Se poi a queste ragioni alte, si aggiungono quelle più spicce, ma non per questo disprezzabili, di bottega, per cui il Pd corre seriamente il rischio di tornare Ds (cioè il partito che non ha più niente alla sua sinistra, come sancirebbe il ritorno di Bersani e di tutta Leu e l’assorbimento dei partitini comunisti) lasciando al costituendo partito “Con-te” il ruolo moderato che un tempo era della Margherita, ecco che le ragioni per far tesoro di una attenta rilettura di Frankenstein si moltiplicano.

Ma prima di concludere, va detto che sul podio degli sconfitti salgono anche i signori del centro-destra. Da un lato ci si sono messi da soli coloro (Salvini e Meloni) che non hanno saputo far altro che ripetere il mantra delle elezioni anticipate. Un po’ perché non le hanno ottenute, ma soprattutto perché evocandole hanno fatto il gioco di Conte (temo in modo consapevole, giacché anche nei loro scranni i parlamentari non scalpitano per andare al voto, visto che il “taglio” sciaguratamente imposto a Camera e Senato finirà per compensare l’aumento dei voti rispetto al 2018). Dall’altro ci è finito anche il più cauto Berlusconi, che ha rovinato il plus della prudenza con il minus dell’operazione Rossi. Infatti, sia che la sua ex “badante” abbia votato a favore del governo senza che il Cavaliere lo sapesse, magari per una qualche forma di ripicca, sia che lo abbia fatto su suggerimento del suo “capo”, per lanciare un messaggio in bottiglia a Conte e al Pd, comunque non si tratta certo di un passo avanti rispetto ai tempi di De Gregorio e Scilipoti. Non è così che ci si dimostra interlocutori di quella parte della società, quella più produttiva e meritevole, che reclama disperatamente un governo autorevole saldamente alla guida di un paese ancorato in Europa. Complessivamente, ancora una volta il centro-destra si è mostrato e continua a mostrarsi incapace di rappresentare una alternativa, privo com’è di una politica. Non può dire “riaprite tutto in nome dell’economia” e non può andare contro l’Europa che ci mantiene.

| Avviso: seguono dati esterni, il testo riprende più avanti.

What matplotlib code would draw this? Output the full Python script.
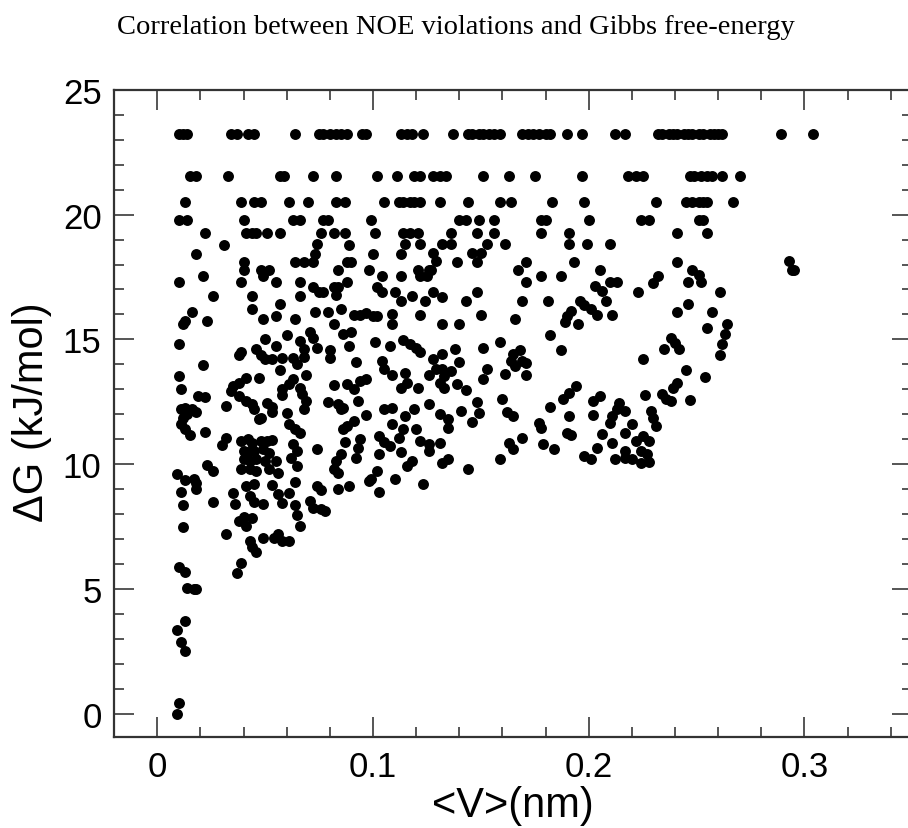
import matplotlib
matplotlib.use("Agg")
import matplotlib.pyplot as plt
from matplotlib.ticker import MultipleLocator

# discrete free-energy levels at the top of the plot (x positions of the dots on each level)
level_23 = [0.010, 0.012, 0.014, 0.034, 0.037, 0.042, 0.045, 0.064, 0.075, 0.077, 0.080, 0.083, 0.085, 0.088,
            0.095, 0.097, 0.113, 0.116, 0.118, 0.123, 0.137, 0.144, 0.146, 0.149, 0.151, 0.154, 0.156, 0.159,
            0.169, 0.172, 0.174, 0.177, 0.180, 0.182, 0.190, 0.197, 0.212, 0.217, 0.232, 0.234, 0.237, 0.239,
            0.241, 0.244, 0.246, 0.248, 0.251, 0.253, 0.256, 0.258, 0.260, 0.262, 0.289, 0.304]
level_21 = [0.015, 0.018, 0.033, 0.057, 0.059, 0.072, 0.083, 0.102, 0.111, 0.119, 0.122, 0.128, 0.131, 0.134,
            0.151, 0.163, 0.175, 0.197, 0.218, 0.222, 0.225, 0.247, 0.249, 0.252, 0.255, 0.257, 0.262, 0.270]
level_20 = [0.013, 0.039, 0.045, 0.048, 0.061, 0.070, 0.083, 0.087, 0.105, 0.112, 0.114, 0.117, 0.119, 0.122,
            0.131, 0.144, 0.159, 0.164, 0.183, 0.198, 0.231, 0.245, 0.248, 0.251, 0.253, 0.255, 0.267]
level_19a = [0.010, 0.014, 0.040, 0.063, 0.066, 0.077, 0.079, 0.099, 0.140, 0.143, 0.149, 0.156, 0.178, 0.180,
             0.200, 0.224, 0.228, 0.251, 0.253]
level_19b = [0.022, 0.041, 0.044, 0.046, 0.051, 0.057, 0.076, 0.082, 0.087, 0.101, 0.114, 0.117, 0.121, 0.136,
             0.148, 0.156, 0.178, 0.191, 0.241, 0.255]
level_values = [23.24, 21.53, 20.50, 19.80, 19.27]

# scattered points, upper band
upper_x = [0.031, 0.074, 0.089, 0.073, 0.018, 0.100, 0.072, 0.068, 0.064, 0.088, 0.090, 0.040, 0.040, 0.048,
           0.052, 0.084, 0.098, 0.115, 0.122, 0.132, 0.136, 0.153, 0.161, 0.191, 0.199, 0.210, 0.113, 0.128,
           0.129, 0.127, 0.146, 0.148, 0.150, 0.139, 0.121, 0.125, 0.126, 0.171, 0.167, 0.193, 0.205, 0.241,
           0.248, 0.251, 0.293, 0.294, 0.295]
upper_y = [18.80, 18.84, 18.80, 18.43, 18.43, 18.43, 18.09, 18.09, 18.09, 18.09, 18.09, 18.09, 17.80, 17.80,
           17.80, 17.80, 17.80, 18.83, 18.83, 18.83, 18.83, 18.83, 18.83, 18.83, 18.83, 18.83, 18.43, 18.47,
           18.13, 17.80, 18.47, 18.09, 18.47, 18.09, 17.80, 17.53, 17.80, 18.09, 17.80, 18.09, 17.80, 18.09,
           17.80, 17.60, 18.13, 17.80, 17.80]

# left cloud (V < 0.106)
left_x = [0.010, 0.021, 0.039, 0.055, 0.049, 0.066, 0.066, 0.044, 0.026, 0.072, 0.075, 0.077, 0.082, 0.084,
          0.088, 0.083, 0.104, 0.102, 0.104, 0.044, 0.057, 0.049, 0.055, 0.064, 0.016, 0.013, 0.012, 0.023,
          0.073, 0.079, 0.085, 0.091, 0.094, 0.097, 0.100, 0.102, 0.082, 0.071, 0.072, 0.060, 0.086, 0.090,
          0.010, 0.050, 0.066, 0.068, 0.055, 0.074, 0.089, 0.101, 0.039, 0.038, 0.046, 0.048, 0.050, 0.053,
          0.058, 0.063, 0.065, 0.068, 0.080, 0.080, 0.092, 0.104, 0.105, 0.021, 0.057, 0.010, 0.041, 0.038,
          0.035, 0.034, 0.038, 0.041, 0.044, 0.045, 0.048, 0.047, 0.063, 0.061, 0.058, 0.058, 0.069, 0.066,
          0.067, 0.069, 0.068, 0.082, 0.088, 0.091, 0.094, 0.097, 0.011, 0.019, 0.022, 0.032, 0.051, 0.053,
          0.053, 0.060, 0.011, 0.013, 0.016, 0.018, 0.014, 0.012, 0.011, 0.013, 0.015, 0.022, 0.079, 0.084,
          0.086, 0.085, 0.093, 0.097, 0.047, 0.061, 0.064, 0.066, 0.091, 0.088, 0.086, 0.105, 0.032, 0.030,
          0.039, 0.042, 0.044, 0.048, 0.051, 0.053, 0.040, 0.042, 0.045, 0.049, 0.052, 0.040, 0.043, 0.046,
          0.050, 0.055, 0.039, 0.043, 0.046, 0.052, 0.056, 0.063, 0.065, 0.062, 0.065, 0.074, 0.085, 0.083,
          0.082, 0.084, 0.087, 0.094, 0.093, 0.092, 0.103, 0.105, 0.103, 0.102, 0.099, 0.009, 0.023, 0.026,
          0.013, 0.017]
left_y = [17.29, 17.56, 17.29, 17.29, 17.53, 17.29, 16.73, 16.73, 16.73, 17.11, 16.89, 16.89, 17.11, 17.11,
          17.29, 16.76, 17.56, 17.11, 16.89, 16.23, 16.40, 15.83, 15.93, 15.83, 16.09, 15.73, 15.60, 15.73,
          16.09, 16.09, 16.23, 15.96, 15.96, 16.07, 15.93, 15.93, 15.60, 15.29, 15.07, 15.16, 15.20, 15.29,
          14.80, 15.00, 14.93, 14.60, 14.73, 14.67, 14.73, 14.89, 14.49, 14.36, 14.60, 14.36, 14.23, 14.20,
          14.27, 14.27, 14.00, 14.31, 14.57, 14.27, 14.09, 14.13, 13.83, 13.96, 13.77, 13.53, 13.47, 13.27,
          13.13, 12.93, 12.73, 12.53, 12.40, 12.20, 11.87, 13.47, 13.40, 13.20, 13.00, 12.76, 13.56, 13.07,
          12.80, 12.53, 12.23, 13.16, 13.20, 13.00, 13.33, 13.43, 13.00, 12.73, 12.71, 12.33, 12.47, 12.31,
          12.09, 12.07, 12.20, 12.27, 12.20, 12.09, 12.00, 11.87, 11.60, 11.40, 11.16, 11.29, 12.49, 12.40,
          12.27, 12.20, 12.53, 11.96, 11.83, 11.60, 11.40, 11.24, 11.73, 11.53, 11.40, 12.20, 11.07, 10.76,
          10.93, 11.00, 10.87, 10.93, 10.93, 10.97, 10.53, 10.49, 10.53, 10.60, 10.44, 10.20, 10.13, 10.20,
          10.13, 10.13, 9.83, 9.80, 9.73, 9.80, 9.64, 10.80, 10.53, 10.27, 9.93, 10.63, 10.40, 10.13,
          9.80, 9.64, 10.89, 11.00, 10.67, 10.27, 11.13, 10.89, 10.40, 9.73, 9.40, 9.60, 9.96, 9.73,
          9.37, 9.43]

# lower-left tail
low_x = [0.018, 0.018, 0.011, 0.012, 0.012, 0.026, 0.035, 0.036, 0.041, 0.045, 0.043, 0.045, 0.049, 0.053,
         0.056, 0.058, 0.061, 0.064, 0.064, 0.065, 0.066, 0.071, 0.072, 0.076, 0.078, 0.074, 0.076, 0.084,
         0.089, 0.098, 0.103, 0.038, 0.040, 0.044, 0.041, 0.032, 0.043, 0.044, 0.046, 0.049, 0.054, 0.056,
         0.058, 0.061, 0.039, 0.037, 0.010, 0.013, 0.014, 0.017, 0.018, 0.013, 0.009, 0.011, 0.013, 0.010,
         0.009]
low_y = [9.27, 9.00, 8.89, 8.36, 7.51, 8.49, 8.87, 8.40, 9.13, 9.20, 8.73, 8.49, 8.40, 9.16,
         8.80, 8.47, 8.87, 9.29, 8.36, 7.96, 7.53, 8.53, 8.27, 8.20, 8.13, 9.13, 8.97, 9.03,
         9.13, 9.33, 8.89, 7.73, 7.91, 7.87, 7.53, 7.20, 6.93, 6.67, 6.47, 7.07, 7.07, 7.20,
         6.93, 6.93, 6.04, 5.64, 5.87, 5.69, 5.03, 5.00, 5.00, 3.73, 3.37, 2.89, 2.53, 0.44,
         0.00]

# middle cloud (0.106 < V < 0.237)
mid_x = [0.113, 0.122, 0.110, 0.113, 0.118, 0.124, 0.128, 0.132, 0.143, 0.148, 0.109, 0.109, 0.122, 0.132,
         0.140, 0.150, 0.166, 0.169, 0.171, 0.178, 0.187, 0.181, 0.203, 0.206, 0.208, 0.210, 0.213, 0.196,
         0.198, 0.201, 0.204, 0.192, 0.190, 0.189, 0.195, 0.211, 0.223, 0.230, 0.232, 0.182, 0.187, 0.108,
         0.114, 0.117, 0.120, 0.122, 0.128, 0.132, 0.138, 0.140, 0.151, 0.159, 0.165, 0.168, 0.169, 0.171,
         0.164, 0.166, 0.171, 0.109, 0.115, 0.116, 0.113, 0.121, 0.126, 0.129, 0.132, 0.133, 0.131, 0.133,
         0.136, 0.139, 0.143, 0.153, 0.151, 0.161, 0.160, 0.162, 0.165, 0.148, 0.149, 0.146, 0.141, 0.126,
         0.131, 0.135, 0.135, 0.109, 0.115, 0.109, 0.114, 0.119, 0.120, 0.122, 0.126, 0.126, 0.131, 0.112,
         0.108, 0.113, 0.118, 0.116, 0.110, 0.123, 0.132, 0.135, 0.144, 0.159, 0.163, 0.165, 0.169, 0.177,
         0.178, 0.179, 0.184, 0.182, 0.188, 0.191, 0.194, 0.191, 0.190, 0.192, 0.198, 0.201, 0.202, 0.205,
         0.202, 0.206, 0.204, 0.211, 0.212, 0.210, 0.211, 0.213, 0.214, 0.217, 0.217, 0.220, 0.217, 0.217,
         0.222, 0.225, 0.228, 0.224, 0.227, 0.224, 0.228, 0.220, 0.226, 0.229, 0.230, 0.231, 0.234, 0.236,
         0.225, 0.235]
mid_y = [17.56, 17.56, 16.89, 16.53, 16.73, 16.53, 16.89, 16.71, 16.53, 16.89, 16.00, 15.60, 15.96, 15.60,
         15.60, 15.96, 15.83, 16.53, 17.29, 17.56, 17.56, 16.53, 17.13, 16.93, 16.53, 17.29, 17.29, 16.53,
         16.36, 16.20, 15.96, 16.13, 15.93, 15.69, 15.60, 15.96, 16.89, 17.27, 17.53, 15.16, 14.57, 14.73,
         14.97, 14.80, 14.67, 14.49, 14.20, 14.40, 14.60, 14.09, 14.67, 14.89, 14.40, 14.57, 14.13, 14.04,
         14.13, 13.93, 13.56, 13.56, 13.67, 13.27, 13.07, 13.07, 13.56, 13.80, 13.80, 13.53, 13.27, 13.07,
         13.73, 13.20, 12.97, 13.80, 13.40, 13.60, 12.60, 12.09, 11.93, 12.49, 12.07, 11.69, 12.13, 12.40,
         12.00, 11.80, 11.47, 12.27, 11.93, 11.60, 11.43, 12.20, 11.43, 10.93, 10.80, 10.53, 10.87, 11.07,
         10.73, 10.49, 10.13, 9.93, 9.43, 9.20, 10.07, 10.20, 9.80, 10.23, 10.87, 10.60, 11.07, 11.67,
         11.47, 10.80, 10.60, 12.31, 12.60, 12.87, 13.13, 11.93, 11.27, 11.16, 10.33, 10.23, 12.53, 12.73,
         11.96, 11.20, 10.67, 10.87, 10.20, 11.67, 11.93, 12.20, 12.47, 12.13, 11.27, 11.60, 10.53, 10.27,
         10.93, 11.13, 10.93, 10.53, 10.40, 10.07, 10.09, 10.20, 12.76, 12.13, 11.87, 11.53, 12.80, 12.63,
         14.23, 14.60]

# right edge of the cloud (V > 0.237)
right_x = [0.246, 0.252, 0.261, 0.246, 0.241, 0.257, 0.255, 0.264, 0.263, 0.262, 0.261, 0.238, 0.240, 0.242,
           0.245, 0.254, 0.241, 0.239, 0.238, 0.247]
right_y = [17.29, 17.29, 16.89, 16.40, 16.09, 16.09, 15.47, 15.60, 15.20, 14.80, 14.36, 15.07, 14.87, 14.60,
           13.77, 13.51, 13.27, 13.07, 12.53, 12.57]

plt.rcParams['font.family'] = ['Liberation Sans', 'DejaVu Sans']

fig = plt.figure(figsize=(9.08, 8.29), dpi=100)
# right spine sits just past the image edge, like the reference crop
ax = fig.add_axes([0.1256, 0.1094, 0.8792, 0.7812])

dot = dict(s=62, color='black', linewidths=0, zorder=3)
for lvl, xs in zip(level_values, [level_23, level_21, level_20, level_19a, level_19b]):
    ax.scatter(xs, [lvl] * len(xs), **dot)
for xs, ys in [(upper_x, upper_y), (left_x, left_y), (low_x, low_y), (mid_x, mid_y), (right_x, right_y)]:
    ax.scatter(xs, ys, **dot)

ax.set_xlim(-0.02, 0.35)
ax.set_ylim(-0.93, 25)

ax.xaxis.set_major_locator(MultipleLocator(0.1))
ax.xaxis.set_minor_locator(MultipleLocator(0.02))
ax.yaxis.set_major_locator(MultipleLocator(5))
ax.yaxis.set_minor_locator(MultipleLocator(1))
ax.set_xticks([0, 0.1, 0.2, 0.3])
ax.set_xticklabels(['0', '0.1', '0.2', '0.3'])

ax.tick_params(which='both', direction='in', top=True, right=True, color='#555555', width=1.4,
               labelsize=25, labelcolor='black')
ax.tick_params(which='major', length=14.4, pad=9)
ax.tick_params(which='minor', length=7.2)
for sp in ax.spines.values():
    sp.set_linewidth(1.6)
    sp.set_color('#333333')

# axis labels, centred on the plot frame
fig.text(513 / 908, 1 - 806 / 829, '<V>(nm)', fontsize=30, ha='center', va='center')
fig.text(32 / 908, 1 - 412 / 829, '\u0394G (kJ/mol)', fontsize=30, rotation=90, ha='center', va='center')

fig.text(456 / 908, 1 - 27 / 829, 'Correlation between NOE violations and Gibbs free-energy',
         fontsize=20.5, family='Liberation Serif', ha='center', va='center')

fig.savefig('out.png', dpi=100)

Al massimo può fare rappresentanza corporativa dei ceti autonomi, che però in buona misura oggi chiedono una radicalità trumpiana, che Salvini (con però molti mal di pancia interni alla Lega) e Meloni sono ben felici di dare (anche perché è l’unica nota che sanno suonare), ma che Berlusconi e i cespugli centristi che in Europa si riconoscono nel Ppe non possono permettersi più di tanto.

Ecco perché la coda della crisi di governo potrà anche dare a Conte qualche numero in più che lo rassicuri – il suk è aperto h24 – ma la crisi politica, anzi la crisi della politica, è tuttora drammaticamente aperta. Sulle spalle dell’Italia.